REPUBLIKA.CO.ID, BANDUNG BARAT -- Wacana pemekaran wilayah Jawa Barat (Jabar) menjadi lima provinsi menjadi perbincangan pekan ini. Isu itupun menuai ragam reaksi dari warga. Termasuk, di Kota Cimahi dan Kabupaten Bandung Barat (KBB) yang disebut masuk kluster Provinsi Sunda Priangan (Bandung Suci).
Selain dua wilayah itu, ada juga Kota Bandung, Kabupaten Bandung dan Kabupaten Sumedang yang ramai diisukan akan dimekarkan menjadi Provinsi Sunda Priangan.
Asep Sulaeman (53) salah seorang warga Desa Bojongmekar, Kecamatan Cipeundeuy, Kabupaten Bandung Barat mengaku tak setuju jika Jabar dipecah menjadi lima provinsi. "Iya enggak setuju, enggak ada urgensinya wacana pemecahan jadi 5 provinsi segala," ujar Asep, Jumat (27/6).
Menurutnya, dari pada sibuk mewacanakan pemekaran wilayah Jabar, lebih baik saat ini pemerintah baik Pemprov Jabar dan DPRD Jabar fokus untuk meningkatkan pelayanan terhadap masyarakat di berbagai sektor.
Terlebih lagi Asep meyakini Gubernur Jabar Dedi Mulyadi bersama Pemprov Jabar saat ini masih bisa memberikan pelayanan terbaik bagi masyarakat. Apalagi di kewilayahan ada Pemkab Bandung Barat di wilayahnya.
"Fokus aja yang ada benahi pelayanan dan pembangunan daripada sibuk ngurus pemekaran. Apalagi prosesurnya kan panjang, lama mending fokus yang ada saja.

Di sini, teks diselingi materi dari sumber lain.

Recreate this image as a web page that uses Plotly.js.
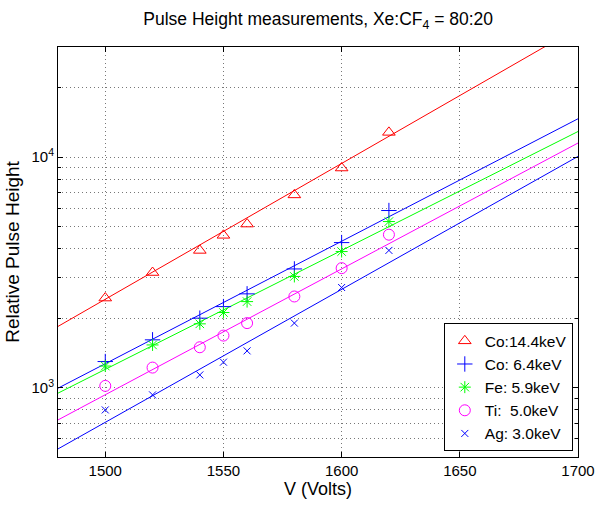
<!DOCTYPE html>
<html>
<head>
<meta charset="utf-8">
<script src="https://cdn.plot.ly/plotly-3.0.1.min.js"></script>
<style>html,body{margin:0;padding:0;background:#fff;}</style>
</head>
<body>
<div id="chart" style="width:597px;height:506px;"></div>
<script>
// Measured data
const voltages = [1500, 1520, 1540, 1550, 1560, 1580, 1600, 1620];
const co144 = [2445, 3155, 3935, 4575, 5120, 6850, 8960, 12790];
const co64  = [1297, 1611, 2000, 2245, 2550, 3270, 4255, 5860];
const fe59  = [1240, 1531, 1890, 2116, 2360, 3034, 3890, 5250];
const ti50  = [1017, 1221, 1496, 1681, 1904, 2484, 3296, 4604];
const ag30  = [800, 930, 1135, 1289, 1443, 1904, 2717, 3935];

// Fit lines (read at the plot edges)
const fitV = [1480, 1700];
const fitCo144 = [1842, 36400];
const fitCo64  = [994, 14650];
const fitFe59  = [946, 12900];
const fitTi50  = [724, 11500];
const fitAg30  = [542, 10060];

const seriesNames = ['Co:14.4keV', 'Co: 6.4keV', 'Fe: 5.9keV', 'Ti:  5.0keV', 'Ag: 3.0keV'];
const xTicks = [1500, 1550, 1600, 1650, 1700];
const yTicks = [1000, 10000];
const yTickText = ['10<sup>3</sup>', '10<sup>4</sup>'];
const yMinor = [500, 600, 700, 800, 900, 2000, 3000, 4000, 5000, 6000, 7000, 8000, 9000, 20000, 30000];

const colors = ['#ff0000', '#0000ff', '#00ff00', '#ff00ff', '#0000ff'];
const symbols = ['triangle-up-open', 'cross-thin-open', 'asterisk-open', 'circle-open', 'x-thin-open'];
const sizes = [11, 11, 10, 11, 7];
const dataSets = [co144, co64, fe59, ti50, ag30];
const fitSets = [fitCo144, fitCo64, fitFe59, fitTi50, fitAg30];

const traces = [];
for (let i = 0; i < 5; i++) {
  traces.push({
    x: fitV, y: fitSets[i], mode: 'lines', showlegend: false, hoverinfo: 'skip',
    line: {color: colors[i], width: 1}
  });
}
for (let i = 0; i < 5; i++) {
  traces.push({
    x: voltages, y: dataSets[i], mode: 'markers', name: seriesNames[i],
    marker: {symbol: symbols[i], size: sizes[i], color: colors[i], line: {color: colors[i], width: 1}}
  });
}

const font = {family: '"Liberation Sans", Arial, Helvetica, sans-serif', color: '#000'};

const layout = {
  width: 597, height: 506,
  margin: {l: 58, r: 19, t: 47, b: 49},
  paper_bgcolor: '#fff', plot_bgcolor: '#fff',
  font: Object.assign({size: 15}, font),
  title: {text: 'Pulse Height measurements, Xe:CF<sub>4</sub> = 80:20',
          font: Object.assign({size: 17.5}, font), x: 0.533, xanchor: 'center', y: 0.963, yanchor: 'middle'},
  xaxis: {
    range: [1480, 1700], tickvals: xTicks, ticktext: xTicks.map(String),
    ticks: 'inside', ticklen: 5, tickcolor: '#000',
    showline: true, linecolor: '#000', linewidth: 1, mirror: 'allticks',
    showgrid: true, gridcolor: '#777', griddash: '1px,3px', gridwidth: 1,
    zeroline: false, tickfont: Object.assign({size: 15}, font),
    title: {text: 'V (Volts)', font: Object.assign({size: 18}, font), standoff: 4}
  },
  yaxis: {
    type: 'log', range: [Math.log10(500), Math.log10(30000)],
    tickvals: yTicks, ticktext: yTickText,
    ticks: 'inside', ticklen: 5, tickcolor: '#000',
    showline: true, linecolor: '#000', linewidth: 1, mirror: 'allticks',
    showgrid: true, gridcolor: '#777', griddash: '1px,3px', gridwidth: 1,
    minor: {tickvals: yMinor, ticks: 'inside', ticklen: 3, tickcolor: '#000',
            showgrid: true, gridcolor: '#777', griddash: '1px,3px', gridwidth: 1},
    zeroline: false, tickfont: Object.assign({size: 15}, font),
    title: {text: 'Relative Pulse Height', font: Object.assign({size: 19}, font), standoff: 6}
  },
  legend: {
    x: 0.99, xanchor: 'right', y: 0.014, yanchor: 'bottom',
    bgcolor: '#fff', bordercolor: '#000', borderwidth: 1,
    font: Object.assign({size: 15.5}, font), tracegroupgap: 0
  },
  showlegend: true
};

Plotly.newPlot('chart', traces, layout, {displayModeBar: false, staticPlot: true});
</script>
</body>
</html>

Sama Kang Dedi Mulyadi juga bisa (mengurus Jawa Barat), yang terpenting sekarang harus sinergi Pemprov Jabar dan DPRD," katanya.
Sementara itu Whisnu (35), warga Kota Cimahi mengaku heran wacana pemekaran wilayah Jabar malah dimunculkan DPRD Jabar. Menurutnya, lebih baik DPRD dan Pemprov Jabar menguatkan sinergi untuk pembangunan Jawa Barat. "Menurut saya enggak ada urgensinya, ngapain juga dimekarkan segala. Apalagi di setiap kota kabupaten juga sudah ada pemda-nya," katanya.
Pengamat politik dan pemerintahan Universitas Jenderal Achmad Yani (Unjani) Arlan Siddha menilai wacana pemekaran Provinsi Jabar menjadi lima provinsi belum saatnya terjadi. Sebab, terdapat banyak faktor yang perlu dipertimbangkan terlebih dahulu mulai dari anggaran, sosial dan lainnya. "Wacana sah sah saja, hal itu secara konteks hari ini Indonesia saya pikir belum saatnya bukan mengatakan tidak bisa tapi belum saatnya," kata Arlan.